=== WHAT TO WORK ON ===
Only the lines from the one holding "Reproduce this diagram with SVG." to the end of the data should be echoed, exactly as they appear, minus the pictures.

=== ENTRIES PROVIDED ===
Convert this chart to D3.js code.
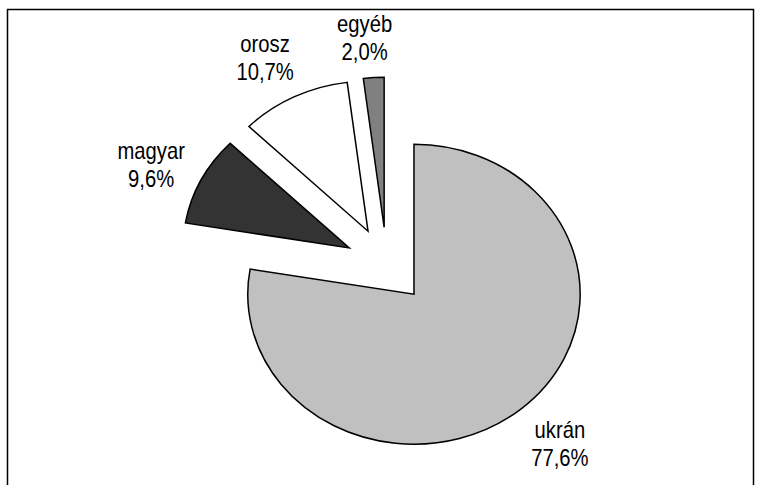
<!DOCTYPE html>
<html>
<head>
<meta charset="utf-8">
<script src="https://cdn.jsdelivr.net/npm/d3@7"></script>
<style>
  body { margin: 0; background: #fff; }
  svg text { font-family: "Liberation Sans", Arial, sans-serif; }
</style>
</head>
<body>
<script>
// data
var categories = ["ukrán", "magyar", "orosz", "egyéb"];
var values = [77.6, 9.6, 10.7, 2.0];
var fills = ["#c0c0c0", "#333333", "#ffffff", "#808080"];

var width = 760, height = 485;

// pie geometry (the pie is slightly stretched horizontally)
var r = 150,
    sx = 1.108,
    cx = 386.8, cy = 265.2,
    explode = 38,
    labelR = r * 1.32,
    labelTurn = -1.5 * Math.PI / 180,
    minBaseline = 32;   // keep labels inside the chart border

var color = d3.scaleOrdinal().domain(categories).range(fills);
var fmt = function(v) { return d3.format(".1f")(v).replace(".", ",") + "%"; };

var data = categories.map(function(c, i) { return {name: c, value: values[i]}; });

var pie = d3.pie()
    .sort(null)
    .value(function(d) { return d.value; });

var arc = d3.arc().innerRadius(0).outerRadius(r);

var svg = d3.select("body").append("svg")
    .attr("width", width)
    .attr("height", height);

svg.append("rect")
    .attr("width", width)
    .attr("height", height)
    .attr("fill", "#fff");

// chart border
svg.append("rect")
    .attr("x", 7.5)
    .attr("y", 9.5)
    .attr("width", 746)
    .attr("height", 490)
    .attr("fill", "none")
    .attr("stroke", "#000")
    .attr("stroke-width", 1.5);

var arcs = pie(data);

arcs.forEach(function(a) {
  var mid = (a.startAngle + a.endAngle) / 2;
  a.dx = Math.sin(mid);
  a.dy = -Math.cos(mid);
  // label spot: exploded tip + distance along (slightly turned) middle angle
  var lm = mid + labelTurn;
  a.lx = cx + sx * (a.dx * explode + Math.sin(lm) * labelR);
  a.ly = Math.max(cy + a.dy * explode - Math.cos(lm) * labelR - 4, minBaseline);
});

var g = svg.append("g")
    .attr("transform", "translate(" + cx + "," + cy + ") scale(" + sx + ",1)");

g.selectAll("path")
    .data(arcs)
  .enter().append("path")
    .attr("transform", function(d) {
      return "translate(" + (d.dx * explode) + "," + (d.dy * explode) + ")";
    })
    .attr("d", arc)
    .attr("fill", function(d) { return color(d.data.name); })
    .attr("stroke", "#000")
    .attr("stroke-width", 1.5)
    .attr("stroke-linejoin", "miter")
    .attr("vector-effect", "non-scaling-stroke");

// labels outside each slice (text is slightly condensed like the original)
var labels = svg.selectAll(".label")
    .data(arcs)
  .enter().append("text")
    .attr("class", "label")
    .attr("text-anchor", "middle")
    .attr("font-size", "23px")
    .attr("fill", "#000")
    .attr("transform", function(d) {
      return "translate(" + d.lx + "," + d.ly + ") scale(0.88,1)";
    });

labels.append("tspan")
    .attr("x", 0)
    .attr("y", 0)
    .text(function(d) { return d.data.name; });

labels.append("tspan")
    .attr("x", 0)
    .attr("y", 28)
    .text(function(d) { return fmt(d.data.value); });
</script>
</body>
</html>
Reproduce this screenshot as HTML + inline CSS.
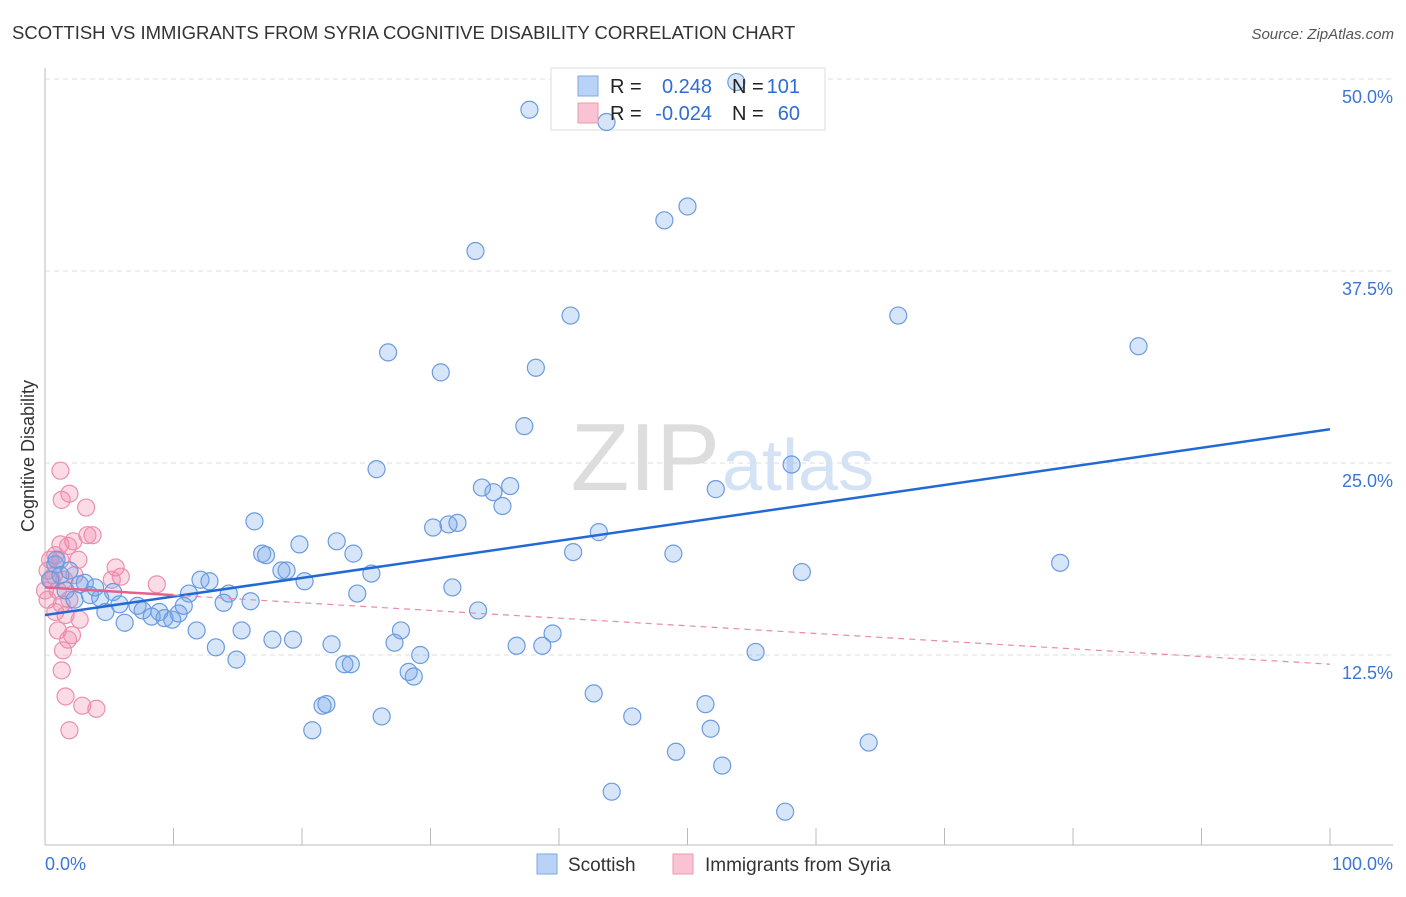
<!DOCTYPE html>
<html><head><meta charset="utf-8"><style>
body{margin:0;background:#fff;font-family:"Liberation Sans",sans-serif}
svg text{font-family:"Liberation Sans",sans-serif}
</style></head><body>
<svg id="c" width="1406" height="892" xmlns="http://www.w3.org/2000/svg">
<text x="12" y="39" font-size="18.5" fill="#333">SCOTTISH VS IMMIGRANTS FROM SYRIA COGNITIVE DISABILITY CORRELATION CHART</text>
<text x="1394" y="39" font-size="15" fill="#555" text-anchor="end" font-style="italic">Source: ZipAtlas.com</text>
<text x="0" y="0" transform="translate(34,456) rotate(-90)" font-size="18" fill="#333" text-anchor="middle">Cognitive Disability</text>
<text x="720" y="490" font-size="96" fill="#ddd" text-anchor="end" font-family="Liberation Serif">ZIP</text>
<text x="722" y="490" font-size="72" fill="#d4e2f5">atlas</text>
<g id="grid"></g>
<rect x="551" y="68" width="274" height="62" fill="#fff" stroke="#ddd"/>
<g id="pts"></g><g id="lines"></g>
<g>
<rect x="578" y="76" width="20" height="20" fill="#b8d3f5" stroke="#7fa8e0"/>
<rect x="578" y="103" width="20" height="20" fill="#f9c3d3" stroke="#ec9ab3"/>
<text x="610" y="93" font-size="20" fill="#222">R =</text><text x="712" y="93" font-size="20" fill="#2d6ed0" text-anchor="end">0.248</text>
<text x="732" y="93" font-size="20" fill="#222">N =</text><text x="800" y="93" font-size="20" fill="#2d6ed0" text-anchor="end">101</text>
<text x="610" y="120" font-size="20" fill="#222">R =</text><text x="712" y="120" font-size="20" fill="#2d6ed0" text-anchor="end">-0.024</text>
<text x="732" y="120" font-size="20" fill="#222">N =</text><text x="800" y="120" font-size="20" fill="#2d6ed0" text-anchor="end">60</text>
</g>
<g>
<rect x="537" y="854" width="20" height="20" fill="#b8d3f5" stroke="#7fa8e0"/>
<text x="568" y="871" font-size="19" fill="#333">Scottish</text>
<rect x="673" y="854" width="20" height="20" fill="#f9c3d3" stroke="#ec9ab3"/>
<text x="705" y="871" font-size="19" fill="#333">Immigrants from Syria</text>
</g>
<text x="45" y="870" font-size="18" fill="#3b76d6">0.0%</text>
<text x="1393" y="870" font-size="18" fill="#3b76d6" text-anchor="end">100.0%</text>
</svg>
<script>
const yTicks=[12.5,25,37.5,50];
const yTickLabels=["12.5%","25.0%","37.5%","50.0%"];
const blueX=[37.7,43.7,50.0,48.2,33.5,40.9,66.4,85.1,26.7,30.8,38.2,37.3,25.8,58.1,34.0,36.2,34.9,35.6,52.2,16.3,30.2,31.4,32.1,43.1,22.7,19.8,16.9,17.2,24.0,41.1,48.9,79.0,18.4,18.8,25.4,58.9,12.1,12.8,20.2,31.7,11.2,14.3,24.3,16.0,13.9,10.8,33.7,8.9,7.2,7.6,10.4,8.3,9.3,9.9,6.2,11.8,15.3,27.7,39.5,17.7,19.3,22.3,27.2,36.7,38.7,13.3,29.2,55.3,14.9,23.3,23.8,28.3,28.7,42.7,21.6,21.9,51.4,26.2,45.7,20.8,51.8,64.1,49.1,52.7,44.1,57.6,0.8,1.2,1.9,2.7,3.5,4.3,5.3,1.6,2.3,0.4,3.1,3.9,5.8,4.7,0.9,53.8];
const blueY=[48.0,47.2,41.7,40.8,38.8,34.6,34.6,32.6,32.2,30.9,31.2,27.4,24.6,24.9,23.4,23.5,23.1,22.2,23.3,21.2,20.8,21.0,21.1,20.5,19.9,19.7,19.1,19.0,19.1,19.2,19.1,18.5,18.0,18.0,17.8,17.9,17.4,17.3,17.3,16.9,16.5,16.5,16.5,16.0,15.9,15.7,15.4,15.3,15.7,15.4,15.2,15.0,14.9,14.8,14.6,14.1,14.1,14.1,13.9,13.5,13.5,13.2,13.3,13.1,13.1,13.0,12.5,12.7,12.2,11.9,11.9,11.4,11.1,10.0,9.2,9.3,9.3,8.5,8.5,7.6,7.7,6.8,6.2,5.3,3.6,2.3,18.4,17.7,18.0,17.1,16.4,16.2,16.6,16.7,16.1,17.4,17.2,16.9,15.8,15.3,18.7,49.8];
const pinkX=[1.2,1.9,1.3,3.2,3.7,3.3,2.2,1.2,1.8,5.5,5.9,5.2,8.7,0.8,0.2,0.5,1.0,0.2,1.3,1.9,0.8,1.6,2.3,2.7,1.0,2.1,1.8,1.4,1.3,1.6,2.9,4.0,1.9,0.4,1.2,0,2.6,0.7,1.5];
const pinkY=[24.5,23.0,22.6,22.1,20.3,20.3,19.9,19.7,19.6,18.2,17.6,17.4,17.1,19.0,18.0,17.4,16.7,16.1,15.8,16.1,15.3,15.1,17.7,14.8,14.1,13.8,13.5,12.8,11.5,9.8,9.2,9.0,7.6,18.7,18.7,16.7,18.7,17.7,17.4];
const blueTrend=[15.1,27.2];
const pinkTrend=[16.9,11.9];
const pinkSolidEnd=10;
const X=v=>45+v*12.85, Y=v=>847-v*15.36;
const NS="http://www.w3.org/2000/svg";
function mk(t,a,p){const e=document.createElementNS(NS,t);for(const k in a)e.setAttribute(k,a[k]);p.appendChild(e);return e;}
const grid=document.getElementById('grid');
yTicks.forEach((t,i)=>{
 const l=mk('line',{x1:45,x2:1393,y1:Y(t),y2:Y(t),stroke:'#ddd','stroke-dasharray':'5,4'},grid);
 
 
 const tx=mk('text',{x:1393,y:Y(t)+24,'font-size':18,fill:'#3b76d6','text-anchor':'end'},grid);
 tx.textContent=yTickLabels[i];
 
 
});
mk('line',{x1:45,x2:45,y1:68,y2:845,stroke:'#bbb'},grid);
mk('line',{x1:45,x2:1393,y1:845,y2:845,stroke:'#bbb'},grid);
for(let i=1;i<=10;i++){const t=mk('line',{x1:X(i*10),x2:X(i*10),y1:828,y2:845,stroke:'#bbb'},grid);}
const pts=document.getElementById('pts');
pinkX.forEach((v,i)=>{const c=mk('circle',{cx:X(v),cy:Y(pinkY[i]),r:8.5,fill:'rgba(240,130,165,0.28)',stroke:'#ec8fae','stroke-width':1.2},pts);
 
 });
blueX.forEach((v,i)=>{const c=mk('circle',{cx:X(v),cy:Y(blueY[i]),r:8.5,fill:'rgba(110,160,230,0.28)',stroke:'#6b9be0','stroke-width':1.2},pts);
 
 });
const ln=document.getElementById('lines');
const b=mk('line',{x1:X(0),y1:Y(blueTrend[0]),x2:X(100),y2:Y(blueTrend[1]),stroke:'#2169d4','stroke-width':2.5},ln);


const py=v=>pinkTrend[0]+(pinkTrend[1]-pinkTrend[0])*v/100;
const p1=mk('line',{x1:X(0),y1:Y(py(0)),x2:X(pinkSolidEnd),y2:Y(py(pinkSolidEnd)),stroke:'#e8608a','stroke-width':2.5},ln);


const p2=mk('line',{x1:X(pinkSolidEnd),y1:Y(py(pinkSolidEnd)),x2:X(100),y2:Y(py(100)),stroke:'#e88aa8','stroke-width':1.2,'stroke-dasharray':'6,5'},ln);


</script>
</body></html>
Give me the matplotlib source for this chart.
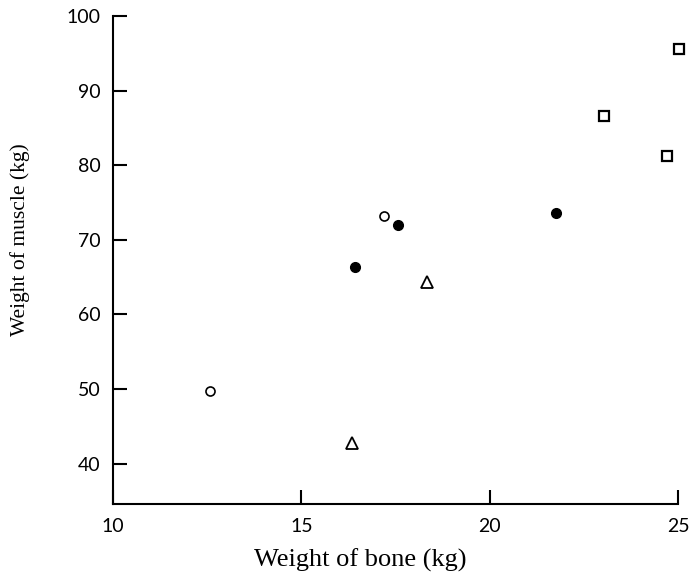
import matplotlib
matplotlib.use("Agg")
import matplotlib.pyplot as plt

# data
open_circ_x = [12.57, 17.2]
open_circ_y = [49.7, 73.2]
filled_circ_x = [16.43, 17.57, 21.77]
filled_circ_y = [66.3, 72.0, 73.6]
tri_x = [16.35, 18.33]
tri_y = [42.8, 64.3]
sq_x = [23.04, 24.7, 25.03]
sq_y = [86.6, 81.2, 95.6]

xticks = [10, 15, 20, 25]
yticks = [40, 50, 60, 70, 80, 90, 100]

tick_font = "Lato"
label_font = "Liberation Serif"

fig = plt.figure(figsize=(6.9, 5.74), dpi=100)
ax = fig.add_axes([0.1638, 0.122, 0.8188, 0.850])

ms = 6.5
ax.plot(open_circ_x, open_circ_y, "o", ms=ms, mfc="white", mec="black", mew=1.2, ls="none", clip_on=False)
ax.plot(filled_circ_x, filled_circ_y, "o", ms=ms + 0.5, mfc="black", mec="black", ls="none", clip_on=False)
ax.plot(tri_x, tri_y, "^", ms=ms + 1.5, mfc="white", mec="black", mew=1.3, ls="none", clip_on=False)
ax.plot(sq_x, sq_y, "s", ms=ms, mfc="white", mec="black", mew=1.6, ls="none", clip_on=False)

ax.set_xlim(10, 25)
ax.set_ylim(34.6, 100)
ax.set_xticks(xticks)
ax.set_yticks(yticks)

for s in ["top", "right"]:
    ax.spines[s].set_visible(False)
for s in ["left", "bottom"]:
    ax.spines[s].set_linewidth(1.5)

ax.tick_params(axis="both", direction="in", length=10, width=1.5)
ax.tick_params(axis="y", pad=9)
ax.tick_params(axis="x", pad=10)
for lab in ax.get_xticklabels() + ax.get_yticklabels():
    lab.set_fontfamily(tick_font)
    lab.set_fontsize(14)

ax.set_xlabel("Weight of bone (kg)", fontfamily=label_font, fontsize=19)
ax.set_ylabel("Weight of muscle (kg)", fontfamily=label_font, fontsize=15.5)
# labels sit a little off-centre in the original
ax.xaxis.set_label_coords(0.437, -0.092)
ax.yaxis.set_label_coords(-0.147, 0.541)

fig.savefig("out.png", dpi=100)
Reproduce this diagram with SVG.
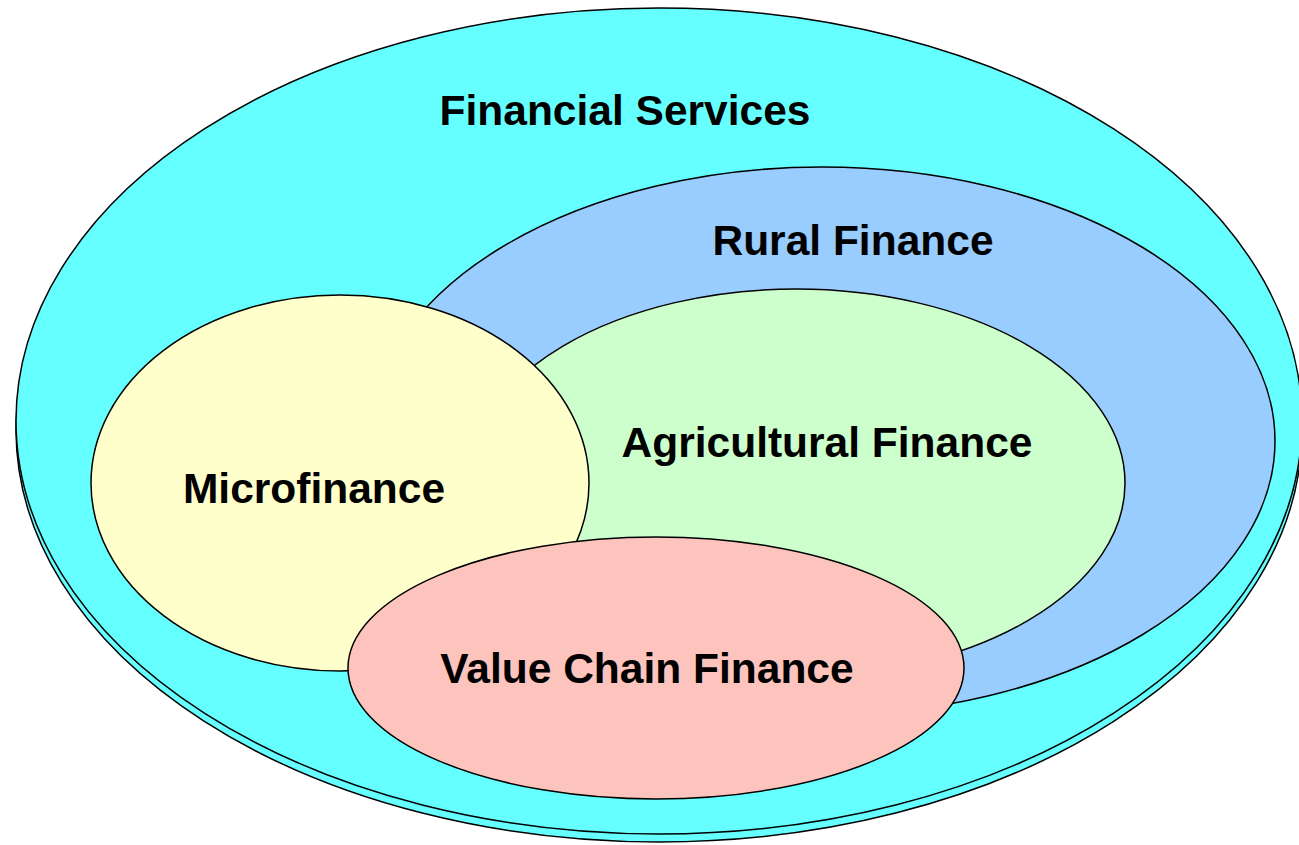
<svg xmlns="http://www.w3.org/2000/svg" width="1299" height="845" viewBox="0 0 1299 845">
<style>
.e{stroke:#000;stroke-width:1.5}
.t{font-family:"Liberation Sans",Arial,sans-serif;font-weight:bold;font-size:42.5px;text-anchor:middle;fill:#000}
</style>
<rect width="1299" height="845" fill="#fff"/>
<g id="financial-services">
<ellipse class="e" cx="659" cy="430" rx="643" ry="412" fill="#66FFFF"/>
<ellipse class="e" cx="659" cy="421" rx="643" ry="413" fill="#66FFFF"/>
<text class="t" x="625" y="125">Financial Services</text>
</g>
<g id="rural-finance">
<ellipse class="e" cx="822" cy="441" rx="453" ry="274" fill="#99CCFF"/>
<text class="t" x="853" y="255">Rural Finance</text>
</g>
<g id="agricultural-finance">
<ellipse class="e" cx="796" cy="483" rx="329" ry="194" fill="#CCFFCC"/>
<text class="t" x="827" y="457">Agricultural Finance</text>
</g>
<g id="microfinance">
<ellipse class="e" cx="340" cy="483" rx="249" ry="188" fill="#FFFFCC"/>
<text class="t" x="314" y="503">Microfinance</text>
</g>
<g id="value-chain-finance">
<ellipse class="e" cx="656" cy="668" rx="308" ry="131" fill="#FCC4BC"/>
<text class="t" x="647" y="683">Value Chain Finance</text>
</g>
<g id="connectors"></g>
</svg>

=== SOLUTION TO THE EXERCISE ===
Reproduce this diagram with SVG.
<svg xmlns="http://www.w3.org/2000/svg" width="1299" height="845" viewBox="0 0 1299 845">
<style>
.e{stroke:#000;stroke-width:1.5}
.t{font-family:"Liberation Sans",Arial,sans-serif;font-weight:bold;font-size:42.5px;text-anchor:middle;fill:#000}
</style>
<rect width="1299" height="845" fill="#fff"/>
<g id="financial-services">
<ellipse class="e" cx="659" cy="430" rx="643" ry="412" fill="#66FFFF"/>
<ellipse class="e" cx="659" cy="421" rx="643" ry="413" fill="#66FFFF"/>
<text class="t" x="625" y="125">Financial Services</text>
</g>
<g id="rural-finance">
<ellipse class="e" cx="822" cy="441" rx="453" ry="274" fill="#99CCFF"/>
<text class="t" x="853" y="255">Rural Finance</text>
</g>
<g id="agricultural-finance">
<ellipse class="e" cx="796" cy="483" rx="329" ry="194" fill="#CCFFCC"/>
<text class="t" x="827" y="457">Agricultural Finance</text>
</g>
<g id="microfinance">
<ellipse class="e" cx="340" cy="483" rx="249" ry="188" fill="#FFFFCC"/>
<text class="t" x="314" y="503">Microfinance</text>
</g>
<g id="value-chain-finance">
<ellipse class="e" cx="656" cy="668" rx="308" ry="131" fill="#FCC4BC"/>
<text class="t" x="647" y="683">Value Chain Finance</text>
</g>
<g id="connectors"></g>
</svg>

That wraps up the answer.